What does a typical day consist of?

If I’m not working I try and find things to fill my day.  If I am working it depends entirely on what the job is.  I can tell you a typical day on this.  I get up have my breakfast; come to rehearsals about 9.30 am.  Then we just work slowly through the script, putting it together scene by scene by scene. 

If I’m doing television and film you get picked up considerably earlier, about 6.00 am.  Driven to set, and then you do a 12 hour day sometimes.

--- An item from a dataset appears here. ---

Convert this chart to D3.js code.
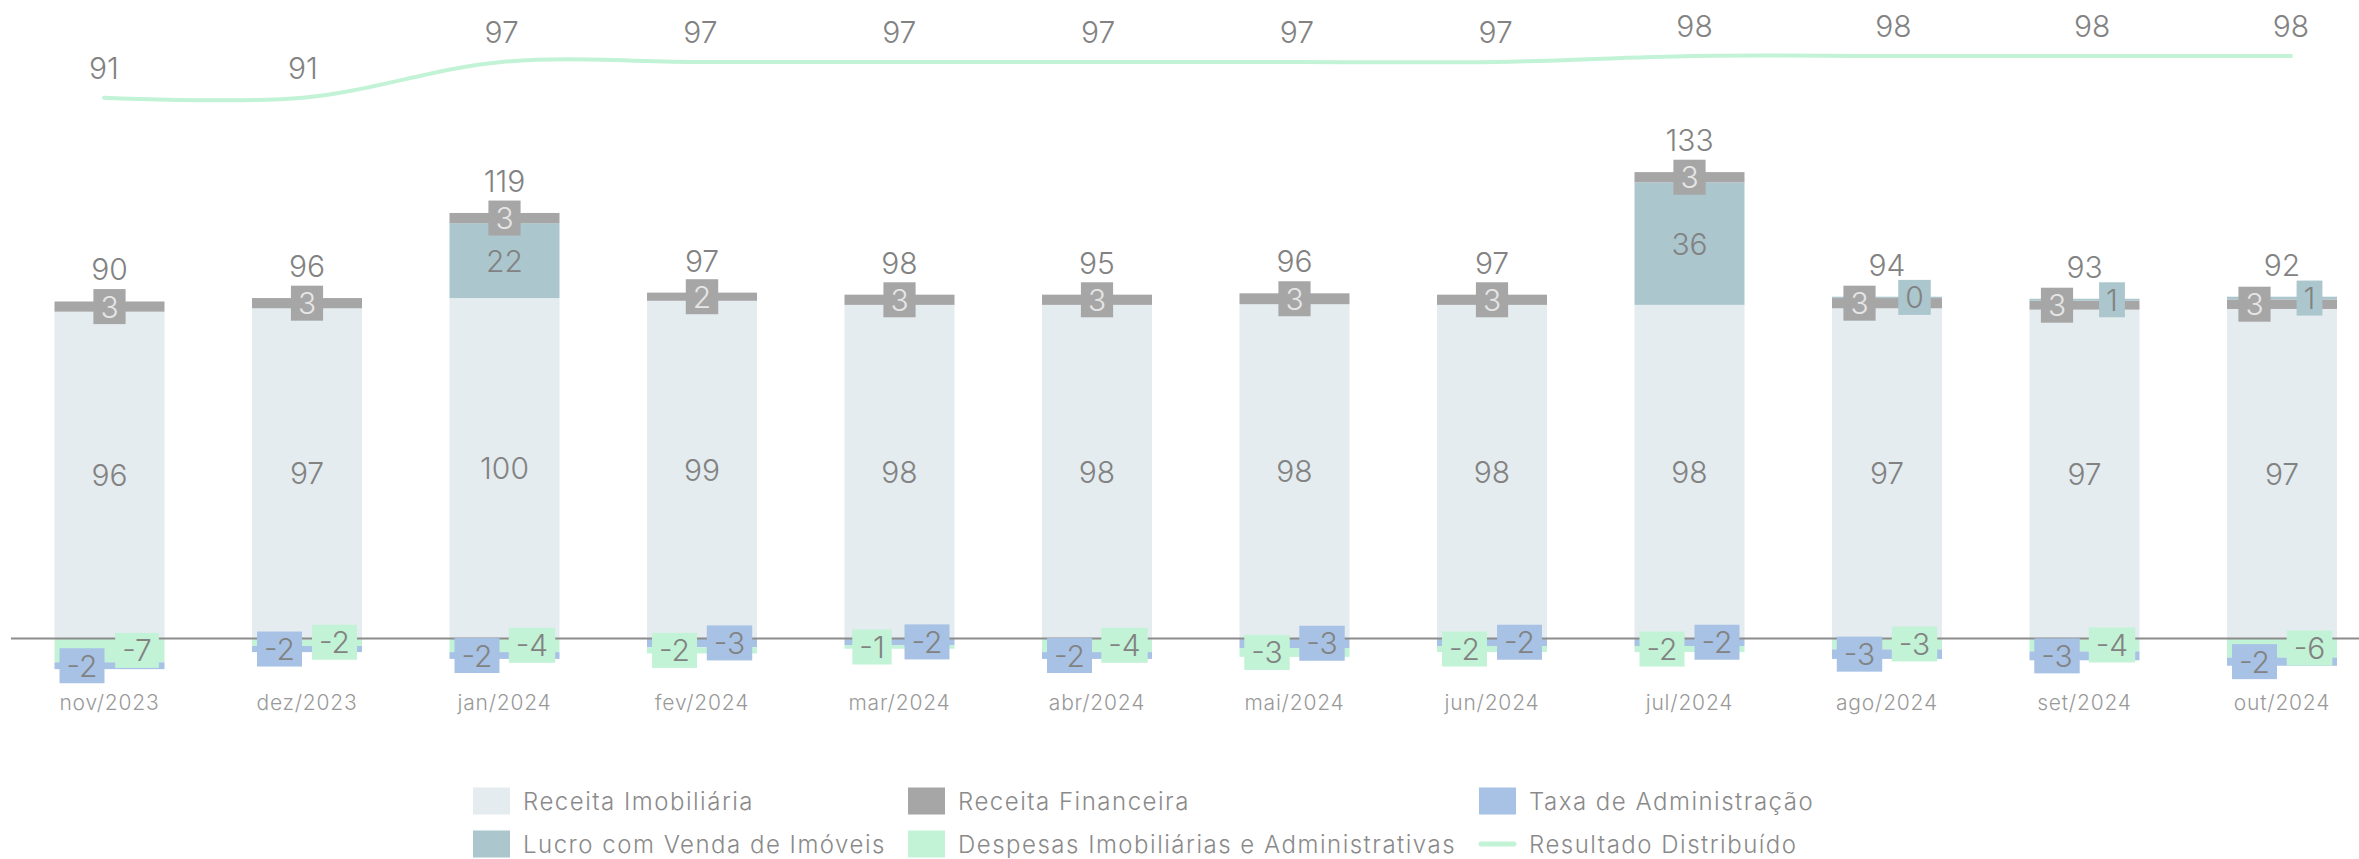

Some years you will have 5/6 months of working, maybe less.  This year I’ve been working pretty much no stop, the last 2 years have been great.  But it can vary widely.  But that is why it is exciting as well because you don’t know where you are going to be; because one week you could be sitting in  your flat not doing much the next you could be in South Africa.  It can happen that quickly, it has happened to me before, that I’ve been up for a job didn’t think much of it because I haven’t heard about it for a couple of weeks then I get a phone call saying you’ve got the part, in one instance, you are going to travel to Mexico next week.  So I had to pack all my stuff and travel to Mexico, and I was there for 6 months.  So that’s what is exciting about it but also what’s frustrating about it, it’s difficult to make plans.

Is it a busy life?
No, not all the time.  Sometimes it is but again it varies widely.  But you are always going for auditions and things like that.
How do you feel your work has changed or developed?
I think every job you do things change a little bit.  Every director works differently, every actor works slightly differently and you are surrounded, especially in this, I’m surrounded by people who have being doing it for years, the older guys in it are all fantastic and come from a tradition that we have lost.  A lot of them were doing rep theatre.  So I think you are always learning.  I think that’s the main thing, which is why I think the big break thing, I think there is no point of arrival for an actor.  There is not point where you can sit back and think now I’ve done it, because, what does that mean?  If you’ve played Hamlet then what you just say I’ve played Hamlet so I can kill myself?